[Source code of charts]
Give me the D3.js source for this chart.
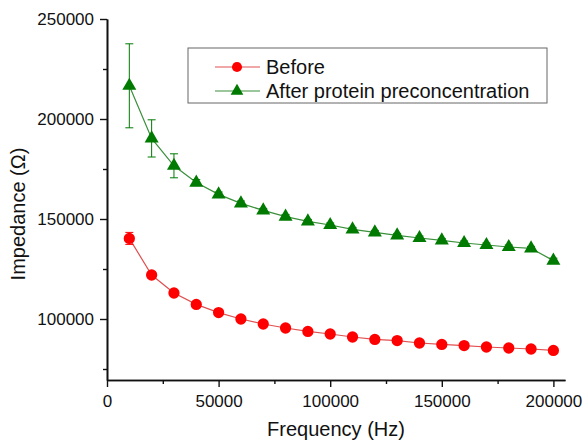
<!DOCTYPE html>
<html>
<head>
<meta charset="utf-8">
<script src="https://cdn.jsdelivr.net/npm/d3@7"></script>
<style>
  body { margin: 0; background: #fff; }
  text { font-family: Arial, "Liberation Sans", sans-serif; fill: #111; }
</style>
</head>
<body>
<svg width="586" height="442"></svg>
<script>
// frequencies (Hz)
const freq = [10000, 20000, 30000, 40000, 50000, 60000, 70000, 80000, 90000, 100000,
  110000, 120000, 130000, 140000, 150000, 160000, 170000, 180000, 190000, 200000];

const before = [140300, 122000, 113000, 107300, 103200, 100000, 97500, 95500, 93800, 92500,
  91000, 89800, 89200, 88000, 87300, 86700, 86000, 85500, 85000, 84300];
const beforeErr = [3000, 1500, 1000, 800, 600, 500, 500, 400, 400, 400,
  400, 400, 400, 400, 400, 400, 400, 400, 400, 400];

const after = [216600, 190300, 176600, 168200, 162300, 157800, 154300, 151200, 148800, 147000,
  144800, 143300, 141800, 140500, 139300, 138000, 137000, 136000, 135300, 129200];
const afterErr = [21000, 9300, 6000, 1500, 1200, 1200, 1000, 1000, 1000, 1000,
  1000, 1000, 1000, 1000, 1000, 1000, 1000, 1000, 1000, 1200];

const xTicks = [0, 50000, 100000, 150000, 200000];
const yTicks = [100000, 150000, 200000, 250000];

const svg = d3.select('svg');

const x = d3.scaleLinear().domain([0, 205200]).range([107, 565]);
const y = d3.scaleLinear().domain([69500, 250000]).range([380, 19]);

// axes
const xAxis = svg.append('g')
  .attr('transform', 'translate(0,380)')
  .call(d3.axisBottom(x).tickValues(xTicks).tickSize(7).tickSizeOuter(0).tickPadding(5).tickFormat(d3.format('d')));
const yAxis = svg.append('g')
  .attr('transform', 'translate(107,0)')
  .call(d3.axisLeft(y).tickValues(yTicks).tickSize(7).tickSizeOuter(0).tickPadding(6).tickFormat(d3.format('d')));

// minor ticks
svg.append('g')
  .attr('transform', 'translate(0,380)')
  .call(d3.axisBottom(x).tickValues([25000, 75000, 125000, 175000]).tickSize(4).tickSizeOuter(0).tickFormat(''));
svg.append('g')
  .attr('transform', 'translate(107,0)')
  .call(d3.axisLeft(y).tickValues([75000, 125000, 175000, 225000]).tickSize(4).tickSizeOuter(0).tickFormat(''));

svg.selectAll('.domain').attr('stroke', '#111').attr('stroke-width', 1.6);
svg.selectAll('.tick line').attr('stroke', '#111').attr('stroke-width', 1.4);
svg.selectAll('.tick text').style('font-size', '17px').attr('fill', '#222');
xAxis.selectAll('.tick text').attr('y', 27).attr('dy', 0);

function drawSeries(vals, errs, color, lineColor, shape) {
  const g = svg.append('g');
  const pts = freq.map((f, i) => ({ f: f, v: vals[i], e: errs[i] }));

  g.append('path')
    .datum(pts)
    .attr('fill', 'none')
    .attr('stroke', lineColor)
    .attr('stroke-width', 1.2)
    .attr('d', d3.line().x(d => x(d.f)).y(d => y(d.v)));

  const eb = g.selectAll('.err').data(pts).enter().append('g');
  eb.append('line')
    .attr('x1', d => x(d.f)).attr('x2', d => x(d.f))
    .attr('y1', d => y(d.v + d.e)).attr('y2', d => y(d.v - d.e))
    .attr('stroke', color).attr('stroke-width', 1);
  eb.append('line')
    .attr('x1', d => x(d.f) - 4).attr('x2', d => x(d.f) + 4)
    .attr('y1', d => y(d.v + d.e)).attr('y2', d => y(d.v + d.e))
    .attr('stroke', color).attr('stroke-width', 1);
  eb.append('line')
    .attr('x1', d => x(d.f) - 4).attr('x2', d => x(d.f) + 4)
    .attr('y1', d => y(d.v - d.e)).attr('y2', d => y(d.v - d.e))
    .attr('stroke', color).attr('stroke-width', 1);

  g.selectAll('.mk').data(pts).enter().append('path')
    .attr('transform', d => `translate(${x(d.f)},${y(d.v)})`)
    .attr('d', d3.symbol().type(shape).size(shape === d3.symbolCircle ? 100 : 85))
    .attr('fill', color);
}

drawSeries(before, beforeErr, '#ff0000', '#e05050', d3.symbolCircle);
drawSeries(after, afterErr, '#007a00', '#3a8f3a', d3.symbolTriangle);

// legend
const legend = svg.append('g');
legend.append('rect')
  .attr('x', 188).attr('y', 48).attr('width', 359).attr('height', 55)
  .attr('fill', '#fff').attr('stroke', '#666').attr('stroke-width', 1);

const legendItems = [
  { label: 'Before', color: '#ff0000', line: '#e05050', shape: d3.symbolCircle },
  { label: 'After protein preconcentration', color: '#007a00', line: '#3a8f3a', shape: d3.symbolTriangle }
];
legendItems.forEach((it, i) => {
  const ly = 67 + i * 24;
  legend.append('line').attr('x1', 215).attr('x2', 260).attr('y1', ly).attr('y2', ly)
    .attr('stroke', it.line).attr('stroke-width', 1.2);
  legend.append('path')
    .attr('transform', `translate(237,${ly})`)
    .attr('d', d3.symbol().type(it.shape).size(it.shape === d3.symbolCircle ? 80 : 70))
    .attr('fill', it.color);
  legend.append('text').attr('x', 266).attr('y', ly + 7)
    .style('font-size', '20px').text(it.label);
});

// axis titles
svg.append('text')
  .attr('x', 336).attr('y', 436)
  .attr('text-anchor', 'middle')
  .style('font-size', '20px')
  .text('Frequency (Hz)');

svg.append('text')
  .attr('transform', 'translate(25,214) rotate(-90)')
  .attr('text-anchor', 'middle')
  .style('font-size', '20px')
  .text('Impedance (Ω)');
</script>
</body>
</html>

* * *

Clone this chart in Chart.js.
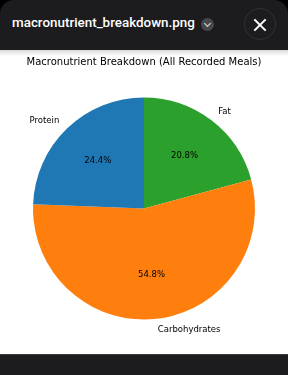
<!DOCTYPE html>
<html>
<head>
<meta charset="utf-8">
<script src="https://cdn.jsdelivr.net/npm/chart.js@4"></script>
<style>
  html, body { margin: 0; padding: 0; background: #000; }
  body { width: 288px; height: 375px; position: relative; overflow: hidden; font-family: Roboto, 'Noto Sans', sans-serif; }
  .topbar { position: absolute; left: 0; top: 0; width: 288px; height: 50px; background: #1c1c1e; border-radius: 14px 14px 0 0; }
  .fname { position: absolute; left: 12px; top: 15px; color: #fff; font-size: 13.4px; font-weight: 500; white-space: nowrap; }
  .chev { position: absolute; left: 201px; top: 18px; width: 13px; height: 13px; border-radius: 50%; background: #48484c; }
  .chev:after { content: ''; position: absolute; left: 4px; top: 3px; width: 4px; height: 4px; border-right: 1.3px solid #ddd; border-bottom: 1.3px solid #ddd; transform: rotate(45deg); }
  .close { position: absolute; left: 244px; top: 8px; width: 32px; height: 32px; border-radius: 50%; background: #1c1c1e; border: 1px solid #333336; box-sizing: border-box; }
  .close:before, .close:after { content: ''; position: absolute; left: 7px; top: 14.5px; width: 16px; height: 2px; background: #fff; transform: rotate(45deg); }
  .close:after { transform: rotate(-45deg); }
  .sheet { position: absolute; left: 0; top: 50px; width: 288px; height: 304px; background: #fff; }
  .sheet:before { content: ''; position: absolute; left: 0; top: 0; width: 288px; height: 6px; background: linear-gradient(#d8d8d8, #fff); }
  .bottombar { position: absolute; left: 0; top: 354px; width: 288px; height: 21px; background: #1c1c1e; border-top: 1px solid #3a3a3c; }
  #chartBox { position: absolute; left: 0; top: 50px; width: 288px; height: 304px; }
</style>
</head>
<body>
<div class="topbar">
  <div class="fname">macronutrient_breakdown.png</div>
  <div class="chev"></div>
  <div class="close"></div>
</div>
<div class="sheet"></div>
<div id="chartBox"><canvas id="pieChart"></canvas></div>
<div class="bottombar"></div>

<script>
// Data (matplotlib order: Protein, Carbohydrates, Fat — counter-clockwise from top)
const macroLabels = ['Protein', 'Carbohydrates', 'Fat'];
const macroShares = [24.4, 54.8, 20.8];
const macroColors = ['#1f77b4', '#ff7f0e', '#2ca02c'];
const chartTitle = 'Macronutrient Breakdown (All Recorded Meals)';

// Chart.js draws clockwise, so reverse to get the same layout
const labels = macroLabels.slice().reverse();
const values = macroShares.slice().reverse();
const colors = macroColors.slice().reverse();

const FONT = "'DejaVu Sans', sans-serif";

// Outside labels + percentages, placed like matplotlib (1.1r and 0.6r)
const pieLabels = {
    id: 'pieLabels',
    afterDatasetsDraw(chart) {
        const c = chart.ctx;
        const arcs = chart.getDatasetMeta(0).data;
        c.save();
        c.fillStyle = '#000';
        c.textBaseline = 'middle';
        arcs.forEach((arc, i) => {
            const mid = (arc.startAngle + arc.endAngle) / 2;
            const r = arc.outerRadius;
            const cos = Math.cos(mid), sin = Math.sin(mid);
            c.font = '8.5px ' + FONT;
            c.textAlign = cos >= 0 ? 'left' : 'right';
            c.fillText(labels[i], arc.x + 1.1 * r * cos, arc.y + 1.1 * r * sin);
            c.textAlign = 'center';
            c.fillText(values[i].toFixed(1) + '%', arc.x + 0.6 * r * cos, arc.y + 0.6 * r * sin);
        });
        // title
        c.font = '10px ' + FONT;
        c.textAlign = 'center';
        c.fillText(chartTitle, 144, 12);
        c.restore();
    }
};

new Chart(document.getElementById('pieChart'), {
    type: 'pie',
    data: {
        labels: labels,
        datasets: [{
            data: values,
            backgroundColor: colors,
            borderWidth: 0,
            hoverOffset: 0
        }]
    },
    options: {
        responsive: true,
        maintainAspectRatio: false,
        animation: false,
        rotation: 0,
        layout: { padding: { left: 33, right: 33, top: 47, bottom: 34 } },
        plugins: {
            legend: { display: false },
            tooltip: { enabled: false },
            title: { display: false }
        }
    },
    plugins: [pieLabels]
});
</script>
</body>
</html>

- [Your goal]
Select every line in the material above where the string "this" occurs, and copy it.

- [Expected answer]
Give me the D3.js source for this chart.
Clone this chart in Chart.js.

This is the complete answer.